3. Lose an afternoon in the Anaga cloud-forest
The island's wild northeast hides a laurisilva forest — ancient laurel cloud-woodland, mist-draped and dripping, the kind of place dinosaurs would feel at home. Start at the Cruz del Carmen visitor centre on the ridge and walk the easy, signposted Sendero de los Sentidos (Path of the Senses) loop. Push on toward the Pijaral ancient laurel forest if you want more (some sections need a free permit — check ahead).
Bring layers. It's often cool and misty up here even when the south is baking. Then descend to Taganana and the black-sand beach at Playa de Benijo, framed by sea stacks — a classic spot for a wild Atlantic sunset.
4. Stand under the Los Gigantes cliffs
On the west coast, sheer basalt walls rise up to 600 m straight out of the Atlantic. View them free from the marina, or — better — get on a boat. The cliffs from sea level are humbling, and the same waters hold resident pilot whales and dolphins.
5. Go whale-watching the right way
The waters off the southwest are home to resident pilot whales and dolphins year-round — one of Europe's most reliable cetacean spots, rivalled only by the Azores out in the mid-Atlantic. Tours run €25-40 ($27-43) for two to three hours.
Here's the part that matters: choose an operator flying the blue 'Barco Azul' flag. It certifies they follow the rules on approach distance and time near the animals. Cheaper, overcrowded boats crowd the pods — skip them. Morning departures usually mean calmer seas, too.
6. Wander La Laguna's UNESCO old town
San Cristóbal de La Laguna is the island's elegant former capital — a UNESCO-listed grid of pastel colonial mansions, baroque churches, and student cafés buzzing with cheap wine and louder conversation. Free to roam; give it two or three hours.
This is the cultured antidote to the southern resorts. A glass of wine runs ~€2, a plate of croquetas or chicharrones a few euros more. Reach it by tram from Santa Cruz, park the car, and just walk.
7. Swim in Garachico's lava rock pools
In 1706 a lava flow buried much of the pretty stone town of Garachico — and, in doing so, created a string of natural seawater swimming pools along the shore. Today you can swim in the El Caletón rock pools for free, then wander cobbled plazas and seafood terraces.
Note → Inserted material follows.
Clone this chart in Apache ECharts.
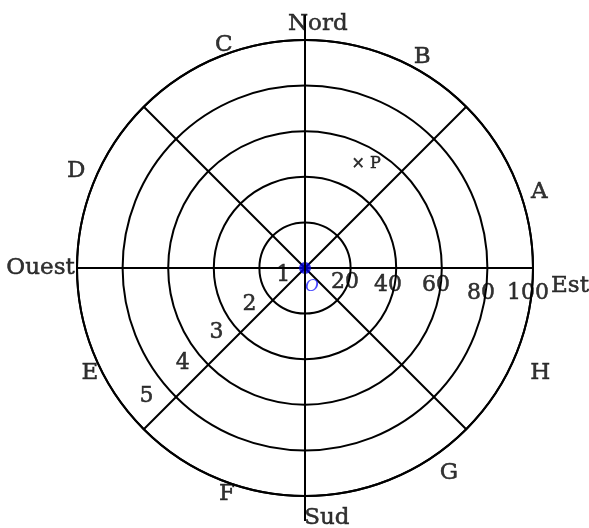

A whole town shaped by a volcanic disaster into something quietly perfect.
8. Hit the golden sand at Playa de las Teresitas
Tenerife's natural beaches are mostly black volcanic sand. Playa de las Teresitas, just north of Santa Cruz, is the exception — a palm-lined crescent of golden Saharan sand with calm, sheltered, family-friendly water. It's a local favourite, and far less hectic than the southern resort beaches. Free, and easy to reach by bus from the capital. Save it for a swim-and-do-nothing afternoon.
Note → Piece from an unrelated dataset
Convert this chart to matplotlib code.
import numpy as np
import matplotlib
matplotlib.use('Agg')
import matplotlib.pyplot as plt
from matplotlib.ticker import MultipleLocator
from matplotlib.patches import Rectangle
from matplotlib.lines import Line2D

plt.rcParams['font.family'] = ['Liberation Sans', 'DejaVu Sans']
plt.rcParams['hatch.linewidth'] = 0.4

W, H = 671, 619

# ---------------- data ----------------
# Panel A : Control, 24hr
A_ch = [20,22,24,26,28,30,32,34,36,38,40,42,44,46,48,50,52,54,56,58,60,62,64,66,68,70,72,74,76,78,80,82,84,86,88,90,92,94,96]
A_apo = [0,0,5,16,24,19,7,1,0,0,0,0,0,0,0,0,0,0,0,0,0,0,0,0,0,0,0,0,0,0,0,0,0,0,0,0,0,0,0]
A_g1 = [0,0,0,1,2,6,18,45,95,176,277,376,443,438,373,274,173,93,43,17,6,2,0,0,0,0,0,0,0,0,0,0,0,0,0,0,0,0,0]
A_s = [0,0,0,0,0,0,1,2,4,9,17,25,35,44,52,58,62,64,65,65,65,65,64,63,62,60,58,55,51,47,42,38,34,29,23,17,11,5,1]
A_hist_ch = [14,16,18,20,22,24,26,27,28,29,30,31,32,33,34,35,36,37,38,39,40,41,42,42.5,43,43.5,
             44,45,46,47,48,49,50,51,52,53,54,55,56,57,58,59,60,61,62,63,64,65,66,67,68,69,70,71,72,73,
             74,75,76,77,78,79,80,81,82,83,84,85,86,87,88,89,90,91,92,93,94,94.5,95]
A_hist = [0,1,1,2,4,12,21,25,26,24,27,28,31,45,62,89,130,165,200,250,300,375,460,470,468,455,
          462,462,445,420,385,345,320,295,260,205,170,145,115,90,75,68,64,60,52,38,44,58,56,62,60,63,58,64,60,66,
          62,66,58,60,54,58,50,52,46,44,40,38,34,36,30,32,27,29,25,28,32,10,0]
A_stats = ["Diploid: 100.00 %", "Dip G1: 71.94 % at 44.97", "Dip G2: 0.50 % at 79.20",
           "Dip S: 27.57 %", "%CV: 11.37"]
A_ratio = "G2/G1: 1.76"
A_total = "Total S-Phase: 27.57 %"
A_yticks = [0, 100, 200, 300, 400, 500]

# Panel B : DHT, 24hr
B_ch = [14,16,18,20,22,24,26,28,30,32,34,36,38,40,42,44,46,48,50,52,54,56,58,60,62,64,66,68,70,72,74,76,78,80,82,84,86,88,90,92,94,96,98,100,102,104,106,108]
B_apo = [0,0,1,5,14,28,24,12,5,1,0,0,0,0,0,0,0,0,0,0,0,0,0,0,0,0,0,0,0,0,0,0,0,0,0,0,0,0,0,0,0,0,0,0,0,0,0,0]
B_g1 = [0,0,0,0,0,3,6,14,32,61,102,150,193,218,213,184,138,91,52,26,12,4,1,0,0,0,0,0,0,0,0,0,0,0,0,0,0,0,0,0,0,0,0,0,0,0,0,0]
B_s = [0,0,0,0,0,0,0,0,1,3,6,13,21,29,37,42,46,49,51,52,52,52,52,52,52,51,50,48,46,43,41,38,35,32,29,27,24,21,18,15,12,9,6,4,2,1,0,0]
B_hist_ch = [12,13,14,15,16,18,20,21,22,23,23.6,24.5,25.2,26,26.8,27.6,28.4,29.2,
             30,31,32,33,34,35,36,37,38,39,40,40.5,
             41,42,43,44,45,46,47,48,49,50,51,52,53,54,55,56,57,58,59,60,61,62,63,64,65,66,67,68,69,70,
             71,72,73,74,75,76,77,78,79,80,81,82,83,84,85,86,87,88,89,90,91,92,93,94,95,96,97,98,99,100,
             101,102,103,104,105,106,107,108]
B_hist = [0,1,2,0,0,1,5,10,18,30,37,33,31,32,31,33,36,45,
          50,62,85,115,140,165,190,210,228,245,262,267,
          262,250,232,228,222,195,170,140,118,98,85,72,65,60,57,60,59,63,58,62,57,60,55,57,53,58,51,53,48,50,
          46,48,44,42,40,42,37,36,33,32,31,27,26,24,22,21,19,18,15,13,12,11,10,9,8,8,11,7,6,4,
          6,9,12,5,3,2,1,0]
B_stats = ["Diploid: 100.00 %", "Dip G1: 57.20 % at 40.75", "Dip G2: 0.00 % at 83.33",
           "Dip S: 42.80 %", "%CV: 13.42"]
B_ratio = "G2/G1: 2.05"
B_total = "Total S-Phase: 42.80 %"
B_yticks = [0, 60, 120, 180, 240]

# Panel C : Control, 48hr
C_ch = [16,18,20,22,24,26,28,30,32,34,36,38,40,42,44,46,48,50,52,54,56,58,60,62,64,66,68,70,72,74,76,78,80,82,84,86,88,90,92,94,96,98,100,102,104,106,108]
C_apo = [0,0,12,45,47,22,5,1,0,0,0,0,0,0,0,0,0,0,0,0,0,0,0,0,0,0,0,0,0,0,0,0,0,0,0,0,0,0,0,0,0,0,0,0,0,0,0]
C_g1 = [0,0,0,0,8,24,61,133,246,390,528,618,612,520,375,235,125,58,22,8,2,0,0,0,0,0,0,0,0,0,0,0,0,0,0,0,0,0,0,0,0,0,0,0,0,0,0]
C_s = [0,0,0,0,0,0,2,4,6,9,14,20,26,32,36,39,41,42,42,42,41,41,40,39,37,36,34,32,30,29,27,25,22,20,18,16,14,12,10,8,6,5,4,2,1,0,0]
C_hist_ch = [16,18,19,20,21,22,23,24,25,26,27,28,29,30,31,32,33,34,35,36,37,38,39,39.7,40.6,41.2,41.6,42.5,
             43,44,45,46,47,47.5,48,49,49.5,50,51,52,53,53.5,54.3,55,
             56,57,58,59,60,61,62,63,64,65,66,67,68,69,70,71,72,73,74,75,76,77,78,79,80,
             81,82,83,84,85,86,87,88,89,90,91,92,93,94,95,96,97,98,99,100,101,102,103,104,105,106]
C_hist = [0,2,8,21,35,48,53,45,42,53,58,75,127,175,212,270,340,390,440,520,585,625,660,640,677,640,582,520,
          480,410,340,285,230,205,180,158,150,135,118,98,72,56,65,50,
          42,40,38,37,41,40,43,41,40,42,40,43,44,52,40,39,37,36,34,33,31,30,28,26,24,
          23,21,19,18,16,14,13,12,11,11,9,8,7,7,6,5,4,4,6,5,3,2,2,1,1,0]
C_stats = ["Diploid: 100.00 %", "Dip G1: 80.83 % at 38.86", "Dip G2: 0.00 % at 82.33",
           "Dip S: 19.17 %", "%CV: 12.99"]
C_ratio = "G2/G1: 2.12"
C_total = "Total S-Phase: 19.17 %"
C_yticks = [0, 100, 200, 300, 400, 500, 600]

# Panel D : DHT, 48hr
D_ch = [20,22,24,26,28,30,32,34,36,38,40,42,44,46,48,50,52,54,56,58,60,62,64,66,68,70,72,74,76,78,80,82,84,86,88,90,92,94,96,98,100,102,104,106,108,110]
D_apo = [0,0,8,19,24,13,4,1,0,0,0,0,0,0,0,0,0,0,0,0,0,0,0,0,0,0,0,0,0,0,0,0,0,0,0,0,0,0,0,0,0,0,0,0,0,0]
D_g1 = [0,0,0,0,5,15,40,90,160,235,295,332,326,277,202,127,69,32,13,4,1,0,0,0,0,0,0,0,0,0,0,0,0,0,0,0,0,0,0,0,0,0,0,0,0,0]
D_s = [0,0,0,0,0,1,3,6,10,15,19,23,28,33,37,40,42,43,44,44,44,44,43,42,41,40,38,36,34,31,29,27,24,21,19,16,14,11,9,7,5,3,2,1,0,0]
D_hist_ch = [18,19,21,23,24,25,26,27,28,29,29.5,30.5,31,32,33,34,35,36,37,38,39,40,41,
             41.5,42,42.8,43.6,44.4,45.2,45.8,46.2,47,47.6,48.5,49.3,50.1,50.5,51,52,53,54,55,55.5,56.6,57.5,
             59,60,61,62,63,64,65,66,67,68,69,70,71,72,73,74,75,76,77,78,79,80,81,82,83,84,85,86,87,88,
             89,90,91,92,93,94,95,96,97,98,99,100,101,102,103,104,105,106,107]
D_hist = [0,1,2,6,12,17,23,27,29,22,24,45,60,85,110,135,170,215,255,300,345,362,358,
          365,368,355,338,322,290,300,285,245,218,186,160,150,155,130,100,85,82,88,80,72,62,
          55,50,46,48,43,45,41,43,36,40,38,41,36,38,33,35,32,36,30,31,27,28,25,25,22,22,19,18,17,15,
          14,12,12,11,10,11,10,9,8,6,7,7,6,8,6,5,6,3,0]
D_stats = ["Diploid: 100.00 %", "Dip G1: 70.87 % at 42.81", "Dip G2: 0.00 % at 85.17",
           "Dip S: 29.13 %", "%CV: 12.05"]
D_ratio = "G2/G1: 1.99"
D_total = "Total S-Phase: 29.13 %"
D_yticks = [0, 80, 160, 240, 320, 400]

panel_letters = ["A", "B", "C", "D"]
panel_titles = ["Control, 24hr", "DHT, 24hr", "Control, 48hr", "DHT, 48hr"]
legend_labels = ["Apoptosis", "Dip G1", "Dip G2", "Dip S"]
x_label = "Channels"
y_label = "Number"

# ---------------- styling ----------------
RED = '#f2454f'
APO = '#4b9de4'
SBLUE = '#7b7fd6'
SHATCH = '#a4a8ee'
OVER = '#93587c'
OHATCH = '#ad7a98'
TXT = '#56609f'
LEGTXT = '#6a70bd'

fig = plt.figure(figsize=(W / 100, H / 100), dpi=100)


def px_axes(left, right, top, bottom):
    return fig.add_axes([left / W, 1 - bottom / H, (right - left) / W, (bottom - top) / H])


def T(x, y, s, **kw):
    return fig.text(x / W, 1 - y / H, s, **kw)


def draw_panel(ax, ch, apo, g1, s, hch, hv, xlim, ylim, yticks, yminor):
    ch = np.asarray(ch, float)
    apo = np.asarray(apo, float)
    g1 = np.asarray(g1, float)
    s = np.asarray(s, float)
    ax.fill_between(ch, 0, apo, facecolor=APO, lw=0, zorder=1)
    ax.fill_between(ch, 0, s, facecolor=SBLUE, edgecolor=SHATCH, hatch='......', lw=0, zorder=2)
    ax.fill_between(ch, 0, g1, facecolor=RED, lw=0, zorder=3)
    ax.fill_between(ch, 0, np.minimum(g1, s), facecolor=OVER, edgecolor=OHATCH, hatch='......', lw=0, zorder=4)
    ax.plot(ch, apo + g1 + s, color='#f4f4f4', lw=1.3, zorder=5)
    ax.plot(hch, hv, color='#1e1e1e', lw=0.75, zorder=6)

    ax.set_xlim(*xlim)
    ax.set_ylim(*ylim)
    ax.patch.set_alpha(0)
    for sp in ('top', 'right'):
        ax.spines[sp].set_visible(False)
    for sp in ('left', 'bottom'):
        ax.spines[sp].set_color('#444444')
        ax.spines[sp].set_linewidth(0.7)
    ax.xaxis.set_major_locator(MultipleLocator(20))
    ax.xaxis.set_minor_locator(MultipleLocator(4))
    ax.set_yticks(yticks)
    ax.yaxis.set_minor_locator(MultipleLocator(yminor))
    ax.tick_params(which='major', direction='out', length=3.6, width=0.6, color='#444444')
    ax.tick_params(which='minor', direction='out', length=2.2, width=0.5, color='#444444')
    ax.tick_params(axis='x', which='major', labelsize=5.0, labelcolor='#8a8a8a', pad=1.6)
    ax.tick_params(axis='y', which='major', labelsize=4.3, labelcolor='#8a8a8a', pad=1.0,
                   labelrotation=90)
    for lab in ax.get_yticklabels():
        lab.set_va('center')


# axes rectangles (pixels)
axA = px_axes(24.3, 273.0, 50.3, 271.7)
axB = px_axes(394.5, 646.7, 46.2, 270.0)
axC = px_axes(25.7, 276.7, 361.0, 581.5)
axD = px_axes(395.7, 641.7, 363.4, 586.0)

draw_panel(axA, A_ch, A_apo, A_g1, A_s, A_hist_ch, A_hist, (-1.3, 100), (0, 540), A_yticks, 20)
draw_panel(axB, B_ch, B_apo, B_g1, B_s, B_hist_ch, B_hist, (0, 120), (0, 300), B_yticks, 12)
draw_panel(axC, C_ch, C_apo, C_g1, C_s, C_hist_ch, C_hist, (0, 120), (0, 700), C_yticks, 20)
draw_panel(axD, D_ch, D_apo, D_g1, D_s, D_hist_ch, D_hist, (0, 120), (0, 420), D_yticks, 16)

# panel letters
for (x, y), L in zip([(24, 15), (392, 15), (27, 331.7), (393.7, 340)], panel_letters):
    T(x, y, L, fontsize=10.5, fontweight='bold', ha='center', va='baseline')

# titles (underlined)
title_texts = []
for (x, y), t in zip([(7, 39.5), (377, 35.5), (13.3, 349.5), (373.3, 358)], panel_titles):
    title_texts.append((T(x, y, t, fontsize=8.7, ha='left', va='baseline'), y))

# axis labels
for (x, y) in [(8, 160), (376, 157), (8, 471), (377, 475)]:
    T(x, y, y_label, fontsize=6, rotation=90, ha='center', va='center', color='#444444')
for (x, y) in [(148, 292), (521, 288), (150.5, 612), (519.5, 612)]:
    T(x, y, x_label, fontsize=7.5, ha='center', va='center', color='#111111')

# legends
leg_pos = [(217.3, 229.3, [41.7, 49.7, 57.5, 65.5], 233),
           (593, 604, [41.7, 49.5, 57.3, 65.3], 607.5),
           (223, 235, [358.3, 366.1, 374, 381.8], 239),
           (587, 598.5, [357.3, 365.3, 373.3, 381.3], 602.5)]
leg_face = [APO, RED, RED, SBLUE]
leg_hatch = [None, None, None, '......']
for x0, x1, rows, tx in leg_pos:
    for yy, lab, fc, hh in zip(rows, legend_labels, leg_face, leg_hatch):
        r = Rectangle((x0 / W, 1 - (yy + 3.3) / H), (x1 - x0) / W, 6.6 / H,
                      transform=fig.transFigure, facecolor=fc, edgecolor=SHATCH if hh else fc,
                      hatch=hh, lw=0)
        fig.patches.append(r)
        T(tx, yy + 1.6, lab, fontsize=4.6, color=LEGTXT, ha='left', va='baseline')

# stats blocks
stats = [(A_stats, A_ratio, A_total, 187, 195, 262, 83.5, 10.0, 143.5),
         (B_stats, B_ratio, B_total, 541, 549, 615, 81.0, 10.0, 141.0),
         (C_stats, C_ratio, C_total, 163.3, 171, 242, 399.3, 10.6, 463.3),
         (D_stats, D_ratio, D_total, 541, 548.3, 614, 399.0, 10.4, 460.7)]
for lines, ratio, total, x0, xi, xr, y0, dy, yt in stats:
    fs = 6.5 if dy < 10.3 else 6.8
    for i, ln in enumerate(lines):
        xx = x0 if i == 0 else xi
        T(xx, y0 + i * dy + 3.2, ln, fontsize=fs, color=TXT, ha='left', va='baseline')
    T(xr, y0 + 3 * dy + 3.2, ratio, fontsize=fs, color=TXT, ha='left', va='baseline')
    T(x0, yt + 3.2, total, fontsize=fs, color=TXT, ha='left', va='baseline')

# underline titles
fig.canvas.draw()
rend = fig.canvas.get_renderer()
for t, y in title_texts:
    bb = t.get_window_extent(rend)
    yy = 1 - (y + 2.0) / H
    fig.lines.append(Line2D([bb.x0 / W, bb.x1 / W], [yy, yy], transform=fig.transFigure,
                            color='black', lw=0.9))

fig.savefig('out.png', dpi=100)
9. Catch the wind at El Médano
Down near TFS, El Médano is Tenerife's windsurf and kitesurf capital — a long natural sandy beach backed by the red volcanic cone of Montaña Roja and a bohemian, café-lined seafront. Reliable trade winds make it a top learning spot; a beginner lesson runs €40-50 ($43-54) with gear.
Even if you never touch a board, walk the beach, watch the sails, and grab fresh fish on the seafront. It's the laid-back, locals-and-surfers counterweight to the polished resort strip.
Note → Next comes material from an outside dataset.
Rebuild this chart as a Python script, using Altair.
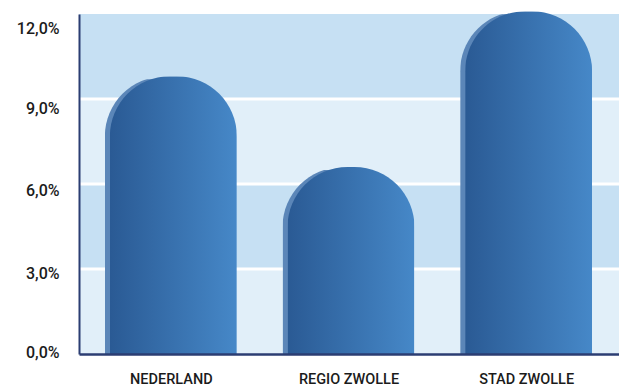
import altair as alt
import pandas as pd

categories = ["NEDERLAND", "REGIO ZWOLLE", "STAD ZWOLLE"]
values = [9.8, 6.6, 12.1]

band_starts = [0, 3, 6, 9]
band_ends = [3, 6, 9, 12]
band_tone = ["light", "dark", "light", "dark"]
grid_values = [3, 6, 9]
tick_values = [0, 3, 6, 9, 12]

bars = pd.DataFrame({"cat": categories, "val": values})
bands = pd.DataFrame({"y0": band_starts, "y1": band_ends, "tone": band_tone})
grid = pd.DataFrame({"g": grid_values})

yscale = alt.Scale(domain=[0, 12], nice=False, zero=True)
xscale = alt.Scale(paddingInner=0.3, paddingOuter=0.17)
FONT = "Roboto"

yaxis = alt.Axis(values=tick_values, title=None, grid=False, ticks=False,
                 domainColor="#2b3d72", domainWidth=2,
                 labelFont=FONT, labelFontSize=16, labelFontWeight=500,
                 labelColor="#1b1b1b", labelPadding=20, zindex=1,
                 labelExpr="replace(format(datum.value, '.1f'), '.', ',') + '%'",
                 labelOffset={"condition": [
                     {"test": "datum.value == 12", "value": 14},
                     {"test": "datum.value == 9", "value": 9},
                     {"test": "datum.value == 6", "value": 6},
                     {"test": "datum.value == 3", "value": 4}],
                     "value": -2})

xaxis = alt.Axis(title=None, ticks=False, labelAngle=0,
                 domainColor="#2b3d72", domainWidth=2.5,
                 labelFont=FONT, labelFontSize=14.5, labelFontWeight=500,
                 labelColor="#1b1b1b", labelPadding=18, zindex=1)

band_layer = alt.Chart(bands).mark_rect().encode(
    y=alt.Y("y0:Q", scale=yscale, axis=yaxis),
    y2="y1:Q",
    color=alt.Color("tone:N", scale=alt.Scale(domain=["light", "dark"],
                                              range=["#e1eff9", "#c6e0f3"]),
                    legend=None),
)

grid_layer = alt.Chart(grid).mark_rule(color="white", strokeWidth=3).encode(
    y=alt.Y("g:Q", scale=yscale, axis=yaxis)
)

back = alt.Chart(bars).mark_bar(
    width=127, xOffset=-3, yOffset=3, color="#5b86b8",
    cornerRadiusTopLeft=60, cornerRadiusTopRight=60,
).encode(
    x=alt.X("cat:N", sort=categories, scale=xscale, axis=xaxis),
    y=alt.Y("val:Q", scale=yscale, axis=yaxis),
)

front = alt.Chart(bars).mark_bar(
    width=127, xOffset=2,
    cornerRadiusTopLeft=60, cornerRadiusTopRight=60,
    color=alt.Gradient(gradient="linear", x1=0, x2=1, y1=0, y2=0,
                       stops=[alt.GradientStop(offset=0, color="#2a5a94"),
                              alt.GradientStop(offset=1, color="#4688c8")]),
).encode(
    x=alt.X("cat:N", sort=categories, scale=xscale, axis=xaxis),
    y=alt.Y("val:Q", scale=yscale, axis=yaxis),
)

chart = alt.layer(band_layer, grid_layer, back, front).properties(
    width=540, height=340,
    autosize=alt.AutoSizeParams(type="none"),
    padding={"left": 79, "top": 14, "right": 0, "bottom": 36},
    background="white",
).configure_view(stroke=None)

chart.save("out.html", embed_options={"renderer": "svg", "actions": False})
10. Take the kids to Loro Parque (or skip it for the town)
Loro Parque, on the edge of Puerto de la Cruz, is a famous animal park strong on parrots, penguins, and orcas (~€42 / $45). Families rate it highly. But here's the honest steer: if animal parks aren't your thing, skip it and spend the day in Puerto de la Cruz itself — the Manrique-designed Lago Martiánez lido, the black sand of Playa Jardín, and the old harbour under the laurel trees on Plaza del Charco are a more authentic day out.
Pro Tip
Base yourself smart. Tenerife is bigger than it looks, and basing only in the south means a 1.5-hour drive each way to the green north and Anaga — our complete Tenerife travel guide breaks down where to base for each kind of trip. Split your stay — a few nights in Costa Adeje or El Médano, a few more in Puerto de la Cruz — and suddenly every one of these ten is under an hour from your door.
Book the Teide summit permit before you leave home. Carry a fleece for the volcano even in summer. Use high-SPF sunscreen daily — the Atlantic sun is sneaky. And when you find a tiny rural guachinche serving homemade stew and barrel wine for the price of a resort coffee, sit down. That's the Tenerife the cable-car queue never sees.